#### [TASK TO CARRY OUT]
Leave out the pictures, then reproduce the rest of the material exactly.

#### [AVAILABLE DATA]
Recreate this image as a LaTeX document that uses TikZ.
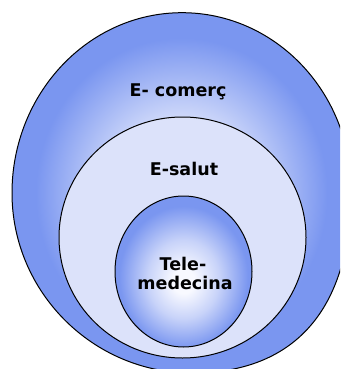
\documentclass[tikz,border=0pt]{standalone}
\usepackage{fontspec}
\setmainfont{DejaVu Sans}
\definecolor{ringblue}{RGB}{122,150,240}
\definecolor{midfill}{RGB}{220,226,250}
\definecolor{oc0}{RGB}{238,241,254}
\definecolor{oc1}{RGB}{210,219,250}
\definecolor{ic0}{RGB}{248,249,255}
\definecolor{ic1}{RGB}{200,211,249}
\pgfdeclareradialshading{outershade}{\pgfpoint{0bp}{0bp}}{color(0bp)=(oc0); color(10bp)=(oc1); color(21.5bp)=(ringblue); color(50bp)=(ringblue)}
\pgfdeclareradialshading{innershade}{\pgfpoint{0bp}{-3.5bp}}{color(0bp)=(ic0); color(4bp)=(ic0); color(13bp)=(ic1); color(23.5bp)=(ringblue); color(50bp)=(ringblue)}
\tikzset{
  ring/.style={draw=black, line width=1pt},
  lbl/.style={font=\bfseries\fontsize{17.5}{19}\selectfont, text=black, inner sep=0pt, anchor=base}
}
\begin{document}
\begin{tikzpicture}[x=1pt,y=-1pt]
\useasboundingbox (0,0) rectangle (340,369);
\clip (0,0) rectangle (340,369);
% outer region
\shadedraw[ring, shading=outershade]
  (182,12.7) .. controls (275,12.7) and (351,92) .. (351,190)
  .. controls (351,309) and (295,373) .. (192,373)
  .. controls (93,373) and (12,292) .. (12,193)
  .. controls (12,94) and (88,12.7) .. (182,12.7) -- cycle;
% middle region
\filldraw[ring, fill=midfill] (182.5,237.5) ellipse [x radius=123.5, y radius=120.5];
% inner region
\shadedraw[ring, shading=innershade] (183.5,271.5) ellipse [x radius=68.5, y radius=75.5];
% labels
\node[lbl] (ecom) at (178,96) {E- comerç};
\node[lbl] (esal) at (184,175) {E-salut};
\node[lbl] (tele) at (183,270) {Tele-};
\node[lbl] (med) at (185,289) {medecina};
\end{tikzpicture}
\end{document}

#### [RESPONSE]
Recreate this image as a LaTeX document that uses TikZ.
\documentclass[tikz,border=0pt]{standalone}
\usepackage{fontspec}
\setmainfont{DejaVu Sans}
\definecolor{ringblue}{RGB}{122,150,240}
\definecolor{midfill}{RGB}{220,226,250}
\definecolor{oc0}{RGB}{238,241,254}
\definecolor{oc1}{RGB}{210,219,250}
\definecolor{ic0}{RGB}{248,249,255}
\definecolor{ic1}{RGB}{200,211,249}
\pgfdeclareradialshading{outershade}{\pgfpoint{0bp}{0bp}}{color(0bp)=(oc0); color(10bp)=(oc1); color(21.5bp)=(ringblue); color(50bp)=(ringblue)}
\pgfdeclareradialshading{innershade}{\pgfpoint{0bp}{-3.5bp}}{color(0bp)=(ic0); color(4bp)=(ic0); color(13bp)=(ic1); color(23.5bp)=(ringblue); color(50bp)=(ringblue)}
\tikzset{
  ring/.style={draw=black, line width=1pt},
  lbl/.style={font=\bfseries\fontsize{17.5}{19}\selectfont, text=black, inner sep=0pt, anchor=base}
}
\begin{document}
\begin{tikzpicture}[x=1pt,y=-1pt]
\useasboundingbox (0,0) rectangle (340,369);
\clip (0,0) rectangle (340,369);
% outer region
\shadedraw[ring, shading=outershade]
  (182,12.7) .. controls (275,12.7) and (351,92) .. (351,190)
  .. controls (351,309) and (295,373) .. (192,373)
  .. controls (93,373) and (12,292) .. (12,193)
  .. controls (12,94) and (88,12.7) .. (182,12.7) -- cycle;
% middle region
\filldraw[ring, fill=midfill] (182.5,237.5) ellipse [x radius=123.5, y radius=120.5];
% inner region
\shadedraw[ring, shading=innershade] (183.5,271.5) ellipse [x radius=68.5, y radius=75.5];
% labels
\node[lbl] (ecom) at (178,96) {E- comerç};
\node[lbl] (esal) at (184,175) {E-salut};
\node[lbl] (tele) at (183,270) {Tele-};
\node[lbl] (med) at (185,289) {medecina};
\end{tikzpicture}
\end{document}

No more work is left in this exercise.